§ WRITTEN TASK
Copy out all the lines exactly. Omit pictures.
* Begin *
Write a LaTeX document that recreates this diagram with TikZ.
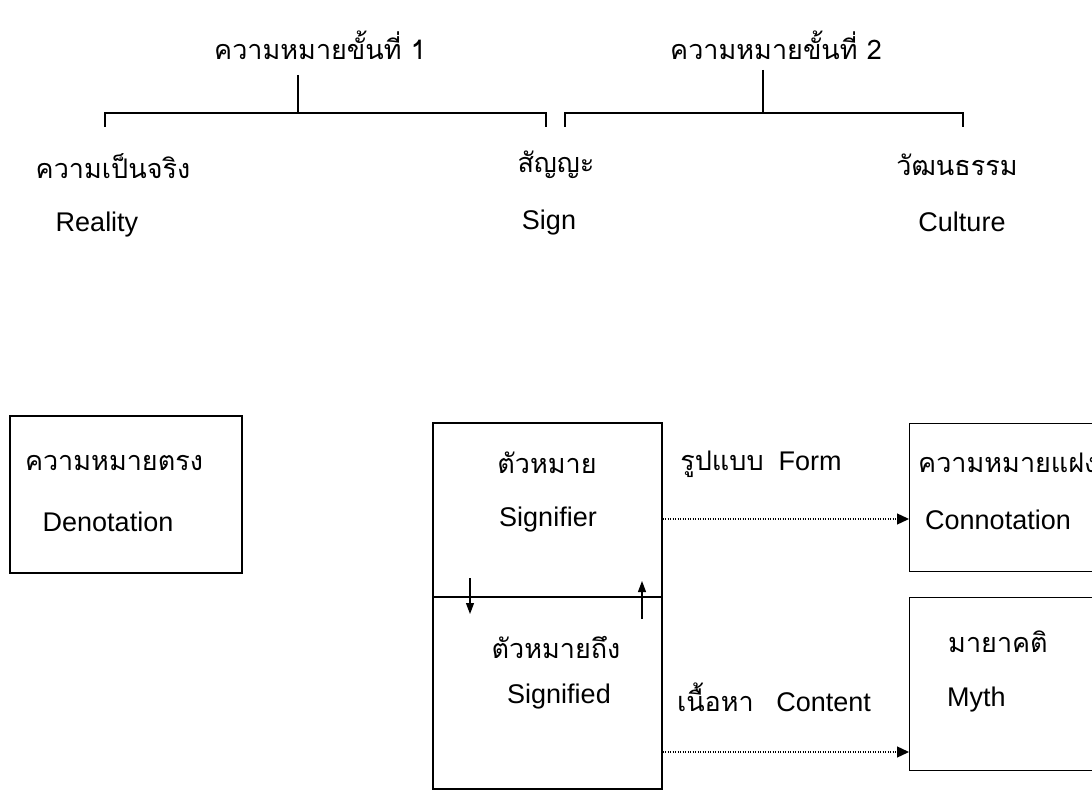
\documentclass[tikz,border=0pt]{standalone}
\usepackage{fontspec}
\setmainfont{Liberation Sans}
\newfontfamily\thai[Script=Thai]{Loma}
\usetikzlibrary{arrows.meta}
\begin{document}
\begin{tikzpicture}[x=1pt,y=-1pt,
  lbl/.style={inner sep=0pt,font=\fontsize{27}{30}\selectfont},
  th/.style={inner sep=0pt,font=\fontsize{27}{30}\selectfont\thai},
  ln/.style={line width=1.2pt},
  dotarrow/.style={line width=1.3pt,dash pattern=on 1.2pt off 1.3pt,-{Triangle[length=12pt,width=11pt]}},
  solarrow/.style={line width=1.1pt,-{Triangle[length=11pt,width=8pt]}}]
\clip (0,0) rectangle (1092,791);
\useasboundingbox (0,0) rectangle (1092,791);
% titles
\node[th] (t1) at (320,45) {ความหมายขั้นที่ 1};
\node[th] (t2) at (776,45) {ความหมายขั้นที่ 2};
% bracket 1
\coordinate (s1a) at (298,75);
\coordinate (s1b) at (298,113);
\coordinate (b1l) at (105,113);
\coordinate (b1r) at (546,113);
\draw[ln] (s1a) -- (s1b);
\draw[ln] ([yshift=-14pt]b1l) -- (b1l) -- (b1r) -- ([yshift=-14pt]b1r);
% bracket 2
\coordinate (s2a) at (763,70);
\coordinate (s2b) at (763,113);
\coordinate (b2l) at (565,113);
\coordinate (b2r) at (963,113);
\draw[ln] (s2a) -- (s2b);
\draw[ln] ([yshift=-14pt]b2l) -- (b2l) -- (b2r) -- ([yshift=-14pt]b2r);
% level labels
\node[th] (real) at (113,166) {ความเป็นจริง};
\node[lbl] (realE) at (97,225) {Reality};
\node[th] (sign) at (556,165) {สัญญะ};
\node[lbl] (signE) at (549,223) {Sign};
\node[th] (cult) at (957,165) {วัฒนธรรม};
\node[lbl] (cultE) at (962,222) {Culture};
% denotation box
\node[draw,ln,minimum width=232pt,minimum height=157pt,inner sep=0pt] (den) at (126,494.5) {};
\node[th] (denT) at (114,463) {ความหมายตรง};
\node[lbl] (denE) at (108,522) {Denotation};
% sign box
\node[draw,ln,minimum width=229pt,minimum height=366pt,inner sep=0pt] (sbox) at (547.5,606) {};
\coordinate (divL) at (433,597);
\coordinate (divR) at (662,597);
\draw[ln] (divL) -- (divR);
\node[th] (sfrT) at (547,463) {ตัวหมาย};
\node[lbl] (sfrE) at (548,520) {Signifier};
\node[th] (sfdT) at (556,647) {ตัวหมายถึง};
\node[lbl] (sfdE) at (559,697) {Signified};
% small arrows
\coordinate (da1) at (470,578);
\coordinate (da2) at (470,614);
\coordinate (ua1) at (642,619);
\coordinate (ua2) at (642,581);
\draw[solarrow] (da1) -- (da2);
\draw[solarrow] (ua1) -- (ua2);
% right boxes
\node[draw,ln,minimum width=200pt,minimum height=148pt,inner sep=0pt,anchor=north west] (con) at (909,423) {};
\node[draw,ln,minimum width=200pt,minimum height=173pt,inner sep=0pt,anchor=north west] (myth) at (909,597) {};
\node[th,anchor=west] (conT) at (918,463) {ความหมายแฝง};
\node[lbl,anchor=west] (conE) at (925,520) {Connotation};
\node[th,anchor=west] (mythT) at (948,642) {มายาคติ};
\node[lbl,anchor=west] (mythE) at (947,700) {Myth};
% middle labels
\node[lbl] (form) at (761,464) {{\thai รูปแบบ}\ \ Form};
\node[lbl] (cont) at (774,697) {{\thai เนื้อหา}\ \ \ Content};
% dotted arrows
\draw[dotarrow] (sbox.east |- 0,519) -- (con.west |- 0,519);
\draw[dotarrow] (sbox.east |- 0,752) -- (myth.west |- 0,752);
\end{tikzpicture}
\end{document}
* End *
§ THE SOLUTION
Write a LaTeX document that recreates this diagram with TikZ.
\documentclass[tikz,border=0pt]{standalone}
\usepackage{fontspec}
\setmainfont{Liberation Sans}
\newfontfamily\thai[Script=Thai]{Loma}
\usetikzlibrary{arrows.meta}
\begin{document}
\begin{tikzpicture}[x=1pt,y=-1pt,
  lbl/.style={inner sep=0pt,font=\fontsize{27}{30}\selectfont},
  th/.style={inner sep=0pt,font=\fontsize{27}{30}\selectfont\thai},
  ln/.style={line width=1.2pt},
  dotarrow/.style={line width=1.3pt,dash pattern=on 1.2pt off 1.3pt,-{Triangle[length=12pt,width=11pt]}},
  solarrow/.style={line width=1.1pt,-{Triangle[length=11pt,width=8pt]}}]
\clip (0,0) rectangle (1092,791);
\useasboundingbox (0,0) rectangle (1092,791);
% titles
\node[th] (t1) at (320,45) {ความหมายขั้นที่ 1};
\node[th] (t2) at (776,45) {ความหมายขั้นที่ 2};
% bracket 1
\coordinate (s1a) at (298,75);
\coordinate (s1b) at (298,113);
\coordinate (b1l) at (105,113);
\coordinate (b1r) at (546,113);
\draw[ln] (s1a) -- (s1b);
\draw[ln] ([yshift=-14pt]b1l) -- (b1l) -- (b1r) -- ([yshift=-14pt]b1r);
% bracket 2
\coordinate (s2a) at (763,70);
\coordinate (s2b) at (763,113);
\coordinate (b2l) at (565,113);
\coordinate (b2r) at (963,113);
\draw[ln] (s2a) -- (s2b);
\draw[ln] ([yshift=-14pt]b2l) -- (b2l) -- (b2r) -- ([yshift=-14pt]b2r);
% level labels
\node[th] (real) at (113,166) {ความเป็นจริง};
\node[lbl] (realE) at (97,225) {Reality};
\node[th] (sign) at (556,165) {สัญญะ};
\node[lbl] (signE) at (549,223) {Sign};
\node[th] (cult) at (957,165) {วัฒนธรรม};
\node[lbl] (cultE) at (962,222) {Culture};
% denotation box
\node[draw,ln,minimum width=232pt,minimum height=157pt,inner sep=0pt] (den) at (126,494.5) {};
\node[th] (denT) at (114,463) {ความหมายตรง};
\node[lbl] (denE) at (108,522) {Denotation};
% sign box
\node[draw,ln,minimum width=229pt,minimum height=366pt,inner sep=0pt] (sbox) at (547.5,606) {};
\coordinate (divL) at (433,597);
\coordinate (divR) at (662,597);
\draw[ln] (divL) -- (divR);
\node[th] (sfrT) at (547,463) {ตัวหมาย};
\node[lbl] (sfrE) at (548,520) {Signifier};
\node[th] (sfdT) at (556,647) {ตัวหมายถึง};
\node[lbl] (sfdE) at (559,697) {Signified};
% small arrows
\coordinate (da1) at (470,578);
\coordinate (da2) at (470,614);
\coordinate (ua1) at (642,619);
\coordinate (ua2) at (642,581);
\draw[solarrow] (da1) -- (da2);
\draw[solarrow] (ua1) -- (ua2);
% right boxes
\node[draw,ln,minimum width=200pt,minimum height=148pt,inner sep=0pt,anchor=north west] (con) at (909,423) {};
\node[draw,ln,minimum width=200pt,minimum height=173pt,inner sep=0pt,anchor=north west] (myth) at (909,597) {};
\node[th,anchor=west] (conT) at (918,463) {ความหมายแฝง};
\node[lbl,anchor=west] (conE) at (925,520) {Connotation};
\node[th,anchor=west] (mythT) at (948,642) {มายาคติ};
\node[lbl,anchor=west] (mythE) at (947,700) {Myth};
% middle labels
\node[lbl] (form) at (761,464) {{\thai รูปแบบ}\ \ Form};
\node[lbl] (cont) at (774,697) {{\thai เนื้อหา}\ \ \ Content};
% dotted arrows
\draw[dotarrow] (sbox.east |- 0,519) -- (con.west |- 0,519);
\draw[dotarrow] (sbox.east |- 0,752) -- (myth.west |- 0,752);
\end{tikzpicture}
\end{document}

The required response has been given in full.